Corns and calluses mainly occur on some parts of the feet. It can be painful when walking, even when they are very small. Common locations are:
- on the sole of foot or over the metatarsal arch.
- on the outside of the fifth toe, where it rubs against the shoe.
- between the fourth and fifth toes.Foot corns which occur between the toes are often whitish; they are sometimes called “soft corns” (heloma molles), as compared to the more common “hard corns” (heloma durums) found in other locations.
Causes and Contributing Factors:
Factors that can cause Corns and calluses are bony prominences or structural deformities, such as hammertoes and bunions. More commonly they are caused through faulty foot function such as over-pronation or over-supination (flat feet or arches that are too high).
Other factors that may be responsible are: ill-fitting of socks and shoes. Activities that increase stress applied to the skin of the feet, such as sports with a lot of twisting and turning like squash or athletic events like running or jumping.
The most common symptom of a Corn is a raised hard bump which appears on the skin. It is usually painful. Corns on feetare generally smaller than calluses and have a hard centre surrounded by inflamed skin. It tend to develop on tops and sides of your toes. It can even develop between your toes.
Callouses may form cracks or fissures and may vary in colour from white to grey-yellow, brown or red. They can be painless or tender to touch.
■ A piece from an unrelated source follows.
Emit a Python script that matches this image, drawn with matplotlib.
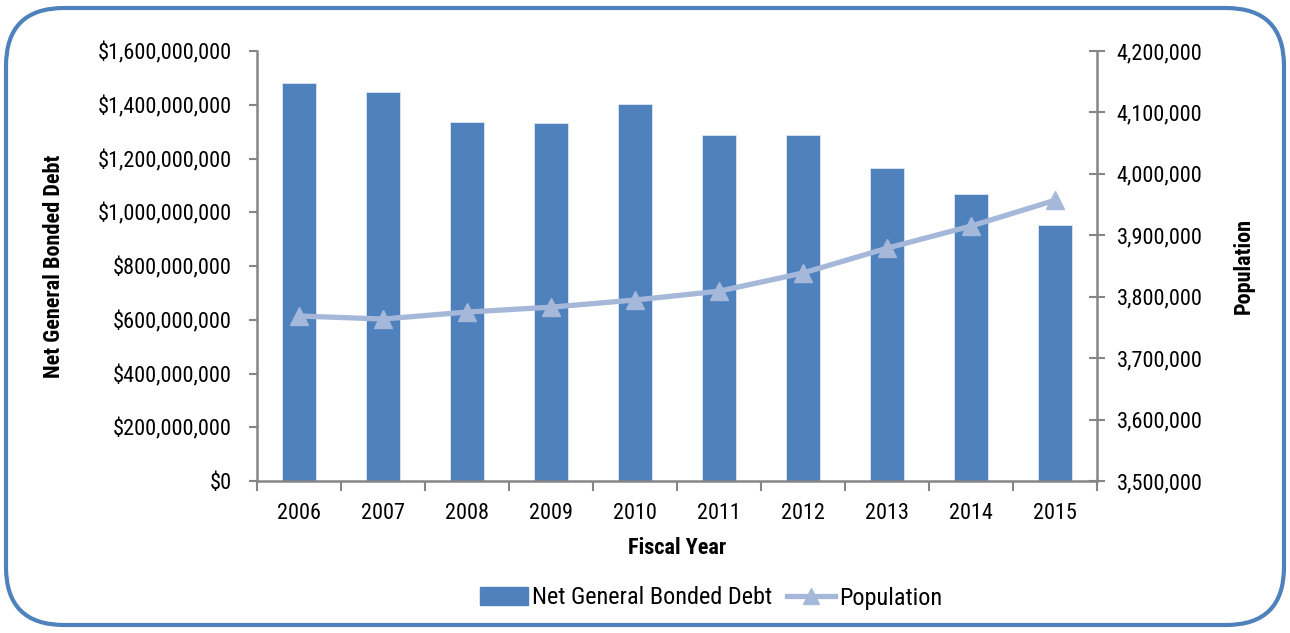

Our podiatrists in the Fremantle CBD treat callus and corns with a variety of approaches, depending on their size and location. Often simple shaving of the callus or removal of the corn will give quick relief. The more important part that our podiatrist will do is assess the reason why the corn or callus is forming and work on a strategy to prevent it recurring.
Other things that our podiatrists in Fremantle will recommend is to:
- Keep your feet dry and friction-free.
- Wear properly fitted shoes and cotton socks, not wool or synthetic fibres that might irritate the skin.
- ask our podiatrists about your foot function and if orthotics may assist in preventing further cases.